Ready to go the movies and feel good? Today, Lin Manuel Miranda's "In the Heights" starts summer movie-going with a happy jolt. Miranda's Broadway musical with "Crazy Rich Asians" director Jon M. Chu's imagery makes for one terrific film! Plus, a dazzling cast should pull you out of your pandemic static and maybe even to the movie theater.
You can still watch it on HBO Max, too, as Warner Brothers Studios continues the practice of releasing a movie into theaters and streaming it at the same time.
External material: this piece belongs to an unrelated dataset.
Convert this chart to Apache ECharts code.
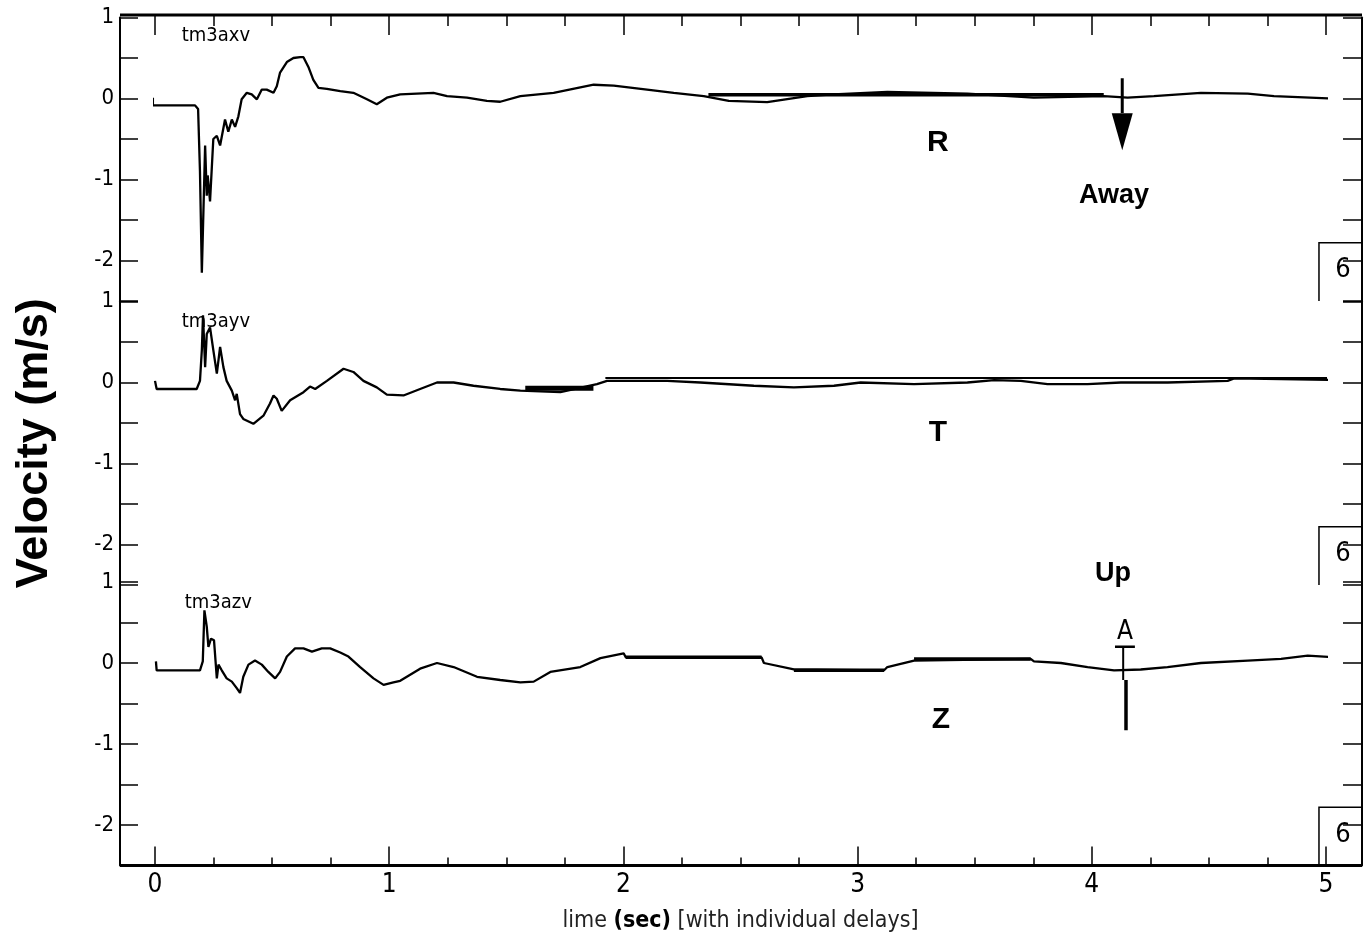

Whatever the screen size, the reviews have been great for this film, with old fashioned charm and songs you'll sing for days!
The Tony Award-winning musical made its debut in 2008 with Miranda in the Broadway cast, and this time he has just a small role in the film that focuses on a New York neighborhood, Washington Heights, and the strivers and dreamers trying to make it there.
Although Miranda has taken only a small role in the film, he passes the lead passes to "Hamilton" co-star Anthony Ramos, who is going to be a big star. He plays Usnavi, the story's narrator, presenting a fable about the neighborhood to a group of smiling children, and the story unfolds. The film premiered at the 2021 Tribeca Festival this week and the audience loved it, and I think you will too!
Anthony Ramos and Melissa Barrera in the musical 'In the Heights.'
The story finds him running the local bodega, trying to make ends meet while pining for Vanessa (Melissa Barrera), who has her own aspirations to escape and become a fashion designer. The other key couple shares a past, with Nina (Leslie Grace) coming home from Stanford, uncertain about whether she belongs, and Benny (Corey Hawkins) working for Nina's father (Jimmy Smits), who is so proud of his daughter's accomplishments he doesn't hear her concerns.
The neighborhood itself, meanwhile, is changing, threatening its everybody-knows-your-name charm with gentrification. Usnavi is contemplating a break too, heading back to his native Dominican Republic, although the prospect of romance has a way of complicating even the best-laid plans.
The simplicity of the tale belies the intoxicating nature of the music, from lovely ballads to a showstopping Busby Berkeley-style rendition of "96,000" at the local pool and a beautifully choreographed homage to Fred Astaire. Throughout, the movie bursts with energy and color, with shrewd casting choices from top to bottom, perhaps especially with Grace (a singer making her movie debut) and Barrera (who co-starred in the Starz series "Vida").
As it happens, "In the Heights" kicks off an unusually well-populated lineup of movie musicals this year thanks in part to the logjam created by Covid, with "Annette" (which willpremiere at the Cannes Film Festival),"West Side Story,""Dear Evan Hansen" and "Everybody's Talking About Jamie" all still to come.
Those films remain unseen, but in terms of fulfilling the promise of its material and setting a high bar, audiences will be well served indeed if any of them manage to scale these "Heights."
"In the Heights" premieres June 11 in theaters and on HBO Max. It's rated PG-13.